Il Punto Nascite resterà attivo solo se si raggiungeranno, però, 1.000 parti ogni anno
Manduria e Martina Franca conservano - almeno per ora - la terapia intensiva e il punto nascite, anche se l’ospedale di primo livello del Tarantino sarà Castellaneta. Copertino perderà invece il suo punto nascita quando verrà potenziato quello del «Fazzi», ma manterrà la ginecologia come centro per l’endometriosi.
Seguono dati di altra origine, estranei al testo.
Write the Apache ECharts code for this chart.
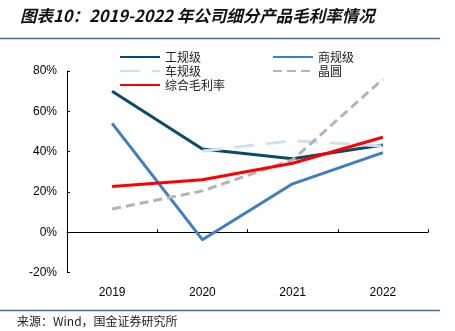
<!DOCTYPE html>
<html>
<head>
<meta charset="utf-8">
<script src="https://cdn.jsdelivr.net/npm/echarts@6/dist/echarts.min.js"></script>
<style>
  html, body { margin: 0; padding: 0; background: #fff; }
  #chart { width: 455px; height: 331px; }
</style>
</head>
<body>
<div id="chart"></div>
<script>
// Gross margin by product segment, 2019-2022 (%)
const years = ['2019', '2020', '2021', '2022'];
const industrialGrade = [70.0, 41.3, 36.4, 43.3];   // 工规级
const commercialGrade = [54.0, -3.7, 24.0, 39.5];   // 商规级
const automotiveGrade = [null, 40.3, 45.4, 42.8];   // 车规级
const wafer = [11.5, 20.5, 35.9, 76.0];             // 晶圆
const overallMargin = [22.7, 26.0, 34.2, 47.1];     // 综合毛利率
const yTicks = { min: -20, max: 80, interval: 20 };

const chart = echarts.init(document.getElementById('chart'), null, { renderer: 'canvas' });

const cjk = '"Noto Sans CJK SC", "Noto Sans", sans-serif';
const latin = '"Liberation Sans", Arial, sans-serif';

function lineSeries(name, data, color, width, type, z) {
  return {
    name, type: 'line', data, symbol: 'none', z,
    connectNulls: false,
    lineStyle: { color, width, type: type || 'solid', cap: 'butt', join: 'round' },
    itemStyle: { color },
    emphasis: { disabled: true }
  };
}

// Legend shows only the line stroke, no marker
const legendBase = {
  orient: 'vertical', itemGap: 0, itemWidth: 40, itemHeight: 10, top: 45,
  itemStyle: { opacity: 0 },
  textStyle: { fontFamily: cjk, fontSize: 12, color: '#222', lineHeight: 14 },
  selectedMode: false
};

chart.setOption({
  animation: false,
  backgroundColor: '#fff',
  grid: { left: 67, right: 27, top: 71, bottom: 58.5, containLabel: false },
  legend: [
    Object.assign({}, legendBase, { left: 114, data: ['工规级', '车规级', '综合毛利率'] }),
    Object.assign({}, legendBase, { left: 267, data: ['商规级', '晶圆'] })
  ],
  xAxis: {
    type: 'category', data: years, boundaryGap: true,
    axisLine: { lineStyle: { color: '#000', width: 1 } },
    axisTick: { show: true, inside: true, length: 3, alignWithLabel: false, lineStyle: { color: '#000' } },
    axisLabel: { color: '#000', fontFamily: latin, fontSize: 12, margin: 14 },
    splitLine: { show: false }
  },
  yAxis: {
    type: 'value', min: yTicks.min, max: yTicks.max, interval: yTicks.interval,
    axisLine: { show: true, lineStyle: { color: '#000', width: 1 } },
    axisTick: { show: true, inside: true, length: 3, lineStyle: { color: '#000' } },
    axisLabel: { color: '#000', fontFamily: latin, fontSize: 12, margin: 10, formatter: v => v + '%' },
    splitLine: { show: false }
  },
  series: [
    lineSeries('工规级', industrialGrade, '#0B4A6B', 3, 'solid', 2),
    lineSeries('商规级', commercialGrade, '#3F7EC0', 3, 'solid', 3),
    lineSeries('车规级', automotiveGrade, '#CFE0F2', 3, [20, 12], 4),
    lineSeries('晶圆', wafer, '#B4B4B4', 3, [9, 5], 5),
    lineSeries('综合毛利率', overallMargin, '#FF0000', 3, 'solid', 6)
  ],
  graphic: [
    {
      type: 'text', left: 20, top: 7,
      style: {
        text: '图表10：2019-2022 年公司细分产品毛利率情况',
        fontFamily: cjk, fontSize: 16.5, fontWeight: 'bold', fontStyle: 'italic', fill: '#111'
      }
    },
    {
      type: 'line', shape: { x1: 0, y1: 38.5, x2: 440, y2: 38.5 },
      style: { stroke: '#3F6F9A', lineWidth: 1.5 }
    },
    {
      type: 'line', shape: { x1: 0, y1: 310.5, x2: 440, y2: 310.5 },
      style: { stroke: '#3F6F9A', lineWidth: 1.5 }
    },
    {
      type: 'text', left: 17, top: 315,
      style: { text: '来源：Wind，国金证券研究所', fontFamily: cjk, fontSize: 12, fill: '#222' }
    }
  ]
});
</script>
</body>
</html>
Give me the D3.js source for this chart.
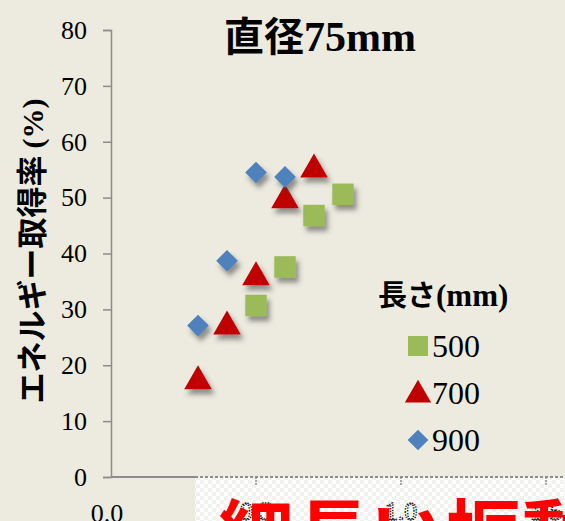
<!DOCTYPE html>
<html>
<head>
<meta charset="utf-8">
<script src="https://cdn.jsdelivr.net/npm/d3@7"></script>
<style>
  html, body { margin: 0; padding: 0; background: #edebe0; }
  svg { display: block; }
</style>
</head>
<body>
<script>
// Energy capture rate vs. slenderness, 75 mm diameter, by length
const lengths = ["500", "700", "900"];
const x500 = [0.5, 0.6, 0.7, 0.8];
const y500 = [30.7, 37.6, 46.8, 50.6];
const x700 = [0.3, 0.4, 0.5, 0.6, 0.7];
const y700 = [17.5, 27.3, 36.1, 49.9, 55.4];
const x900 = [0.3, 0.4, 0.5, 0.6];
const y900 = [27.1, 38.7, 54.5, 53.7];
const yTicks = [0, 10, 20, 30, 40, 50, 60, 70, 80];
const xTicks = [0.5, 1.0, 1.5];
const colors = ["#9bbb59", "#c00000", "#4f81bd"];

const W = 565, H = 521;
const svg = d3.select("body").append("svg").attr("width", W).attr("height", H);

const defs = svg.append("defs");
const sh = defs.append("filter").attr("id", "shadow")
  .attr("x", "-50%").attr("y", "-50%").attr("width", "220%").attr("height", "220%");
sh.append("feDropShadow").attr("dx", 3).attr("dy", 5).attr("stdDeviation", 2.6)
  .attr("flood-color", "#3c3c3c").attr("flood-opacity", 0.55);

const pat = defs.append("pattern").attr("id", "checker")
  .attr("width", 8).attr("height", 8).attr("patternUnits", "userSpaceOnUse");
pat.append("rect").attr("width", 8).attr("height", 8).attr("fill", "#ffffff");
pat.append("rect").attr("width", 4).attr("height", 4).attr("fill", "#f1f1ee");
pat.append("rect").attr("x", 4).attr("y", 4).attr("width", 4).attr("height", 4).attr("fill", "#f1f1ee");

const x = d3.scaleLinear().domain([0, 1.5]).range([111, 546]);
const y = d3.scaleLinear().domain([0, 80]).range([477, 30]);

const serif = "'Liberation Serif', 'Times New Roman', serif";
const cjk = "'Noto Sans CJK JP', 'Noto Sans', sans-serif";

// marker shapes: square, triangle, diamond (square turned 45°)
const markerPath = [
  d3.symbol().type(d3.symbolSquare).size(460)(),
  d3.symbol().type(d3.symbolTriangle).size(330)(),
  d3.symbol().type(d3.symbolSquare).size(235)()
];
const markerRot = [0, 0, 45];
const markerDy = [0, 2, 0];

// y axis
const yAxis = svg.append("g").attr("transform", `translate(${x(0)},0)`)
  .call(d3.axisLeft(y).tickValues(yTicks).tickFormat(d3.format("d")).tickSize(8).tickPadding(16));
yAxis.selectAll("path, line").attr("stroke", "#8c8c8c").attr("stroke-width", 1.5);
yAxis.selectAll("text").attr("font-family", serif).attr("font-size", 26).attr("fill", "#000");

// visible part of the x axis
svg.append("line").attr("x1", x(0)).attr("x2", 195).attr("y1", y(0)).attr("y2", y(0))
  .attr("stroke", "#8c8c8c").attr("stroke-width", 2);
svg.append("text").attr("x", x(0) - 4).attr("y", 522).attr("text-anchor", "middle")
  .attr("font-family", serif).attr("font-size", 26).text("0.0");

// series
const series = [
  { xs: x500, ys: y500 },
  { xs: x700, ys: y700 },
  { xs: x900, ys: y900 }
];
series.forEach((s, i) => {
  const pts = s.xs.map((v, j) => [v, s.ys[j]]);
  svg.append("g").attr("filter", "url(#shadow)")
    .selectAll("path").data(pts).join("path")
    .attr("transform", d => `translate(${x(d[0])},${y(d[1]) + markerDy[i]}) rotate(${markerRot[i]})`)
    .attr("d", markerPath[i])
    .attr("fill", colors[i]);
});

// title
svg.append("text").attr("x", 224).attr("y", 51)
  .attr("font-weight", "bold").attr("fill", "#000")
  .call(t => {
    t.append("tspan").attr("font-family", cjk).attr("font-size", 40).text("直径");
    t.append("tspan").attr("font-family", serif).attr("font-size", 42).text("75mm");
  });

// y axis title
svg.append("text").attr("transform", "translate(43,251) rotate(-90)")
  .attr("text-anchor", "middle").attr("font-weight", "bold").attr("fill", "#000")
  .call(t => {
    t.append("tspan").attr("font-family", cjk).attr("font-size", 31).text("エネルギー取得率 ");
    t.append("tspan").attr("font-family", serif).attr("font-size", 30).text("(%)");
  });

// legend
const lg = svg.append("g");
lg.append("text").attr("x", 378).attr("y", 306).attr("font-weight", "bold")
  .call(t => {
    t.append("tspan").attr("font-family", cjk).attr("font-size", 29).text("長さ");
    t.append("tspan").attr("font-family", serif).attr("font-size", 31).text("(mm)");
  });
const legY = [346, 393, 440];
const legPath = [
  d3.symbol().type(d3.symbolSquare).size(400)(),
  d3.symbol().type(d3.symbolTriangle).size(300)(),
  d3.symbol().type(d3.symbolSquare).size(215)()
];
lengths.forEach((L, i) => {
  lg.append("path").attr("transform", `translate(418,${legY[i] + markerDy[i]}) rotate(${markerRot[i]})`)
    .attr("d", legPath[i]).attr("fill", colors[i]);
  lg.append("text").attr("x", 432).attr("y", legY[i] + 11)
    .attr("font-family", serif).attr("font-size", 32).attr("fill", "#000").text(L);
});

// pasted caption panel over the lower axis
const panel = svg.append("g");
panel.append("rect").attr("x", 195).attr("y", y(0)).attr("width", W - 195).attr("height", H - y(0))
  .attr("fill", "url(#checker)");
panel.append("line").attr("x1", 195).attr("x2", W).attr("y1", y(0)).attr("y2", y(0))
  .attr("stroke", "#8f8f8f").attr("stroke-width", 2).attr("stroke-dasharray", "3,2");
panel.selectAll("line.tk").data(xTicks).join("line").attr("class", "tk")
  .attr("x1", d => x(d)).attr("x2", d => x(d)).attr("y1", y(0)).attr("y2", y(0) + 8)
  .attr("stroke", "#8f8f8f").attr("stroke-width", 1.5).attr("stroke-dasharray", "2,1");
panel.selectAll("text.tl").data(xTicks).join("text").attr("class", "tl")
  .attr("x", d => x(d)).attr("y", 520).attr("text-anchor", "middle")
  .attr("font-family", serif).attr("font-size", 26)
  .attr("fill", "#ffffff").attr("stroke", "#111").attr("stroke-width", 1.3)
  .attr("stroke-dasharray", "1.5,1.2").text(d => d3.format(".1f")(d));
panel.append("text").attr("x", 218).attr("y", 563)
  .attr("font-family", cjk).attr("font-weight", "bold").attr("font-size", 76)
  .attr("fill", "#ff0000").text("細長い振動");
</script>
</body>
</html>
Ostuni resta ospedale di base ma ottiene un servizio (non reparto) di cardiologia, mentre il vecchio ospedale di Fasano potrà rimanere aperto fino all’attivazione del nuovo ospedale di Monopoli. È sera inoltrata quando la Regione decide finalmente di rendere ufficiali le tabelle del riordino ospedaliero: a 48 ore dall’annuncio dell’approvazione in giunta c’è finalmente a mettere un punto fermo. Ovvero la mappa dei reparti e della rete territoriale che sarà tarata su 13.000 posti letto, circa 1.000 in meno rispetto allo standard ministeriale.
A far tardare la quadratura del cerchio è stato, soprattutto, il caso Martina Franca, dove il declassamento a ospedale di base è stato accolto come un atto di lesa maestà: c’è voluta una lunga trattativa con l’ex assessore regionale Donato Pentassuglia per portare a un risultato di compromesso, fondato sull’autonoma ricerca di fonti di finanziamento. Rianimazione e punto nascita non vengono disattivati, tuttavia quest’ultimo (così come a Manduria) dovrà garantire almeno 1.000 parti l’anno. Ed i due ospedali - come del resto gli altri - saranno sottoposti a verifica attraverso il piano di rientro: se il volume delle prestazioni non sarà sufficiente, i reparti meno attrattivi verranno disattivati.
L’uovo di colombo del capo dipartimento Giovanni Gorgoni è infatti una clausola contenuta in delibera, in base a cui tutti i reparti (sottointeso: quelli mantenuti aperti per le pressioni della politica) dovranno trovare compatibilità con i piani di rientro triennali secondo la legge di Stabilità. A fine marzo gli ospedali delle Asl saranno mandati in piano di rientro, con un anno di anticipo rispetto a quanto stabilito dalla legge. Se non rispetteranno il criterio della sostenibilità economica (la differenza tra produzione e costi non dovrà essere superiore al 10%), i direttori generali dovranno provvedere a chiudere i reparti.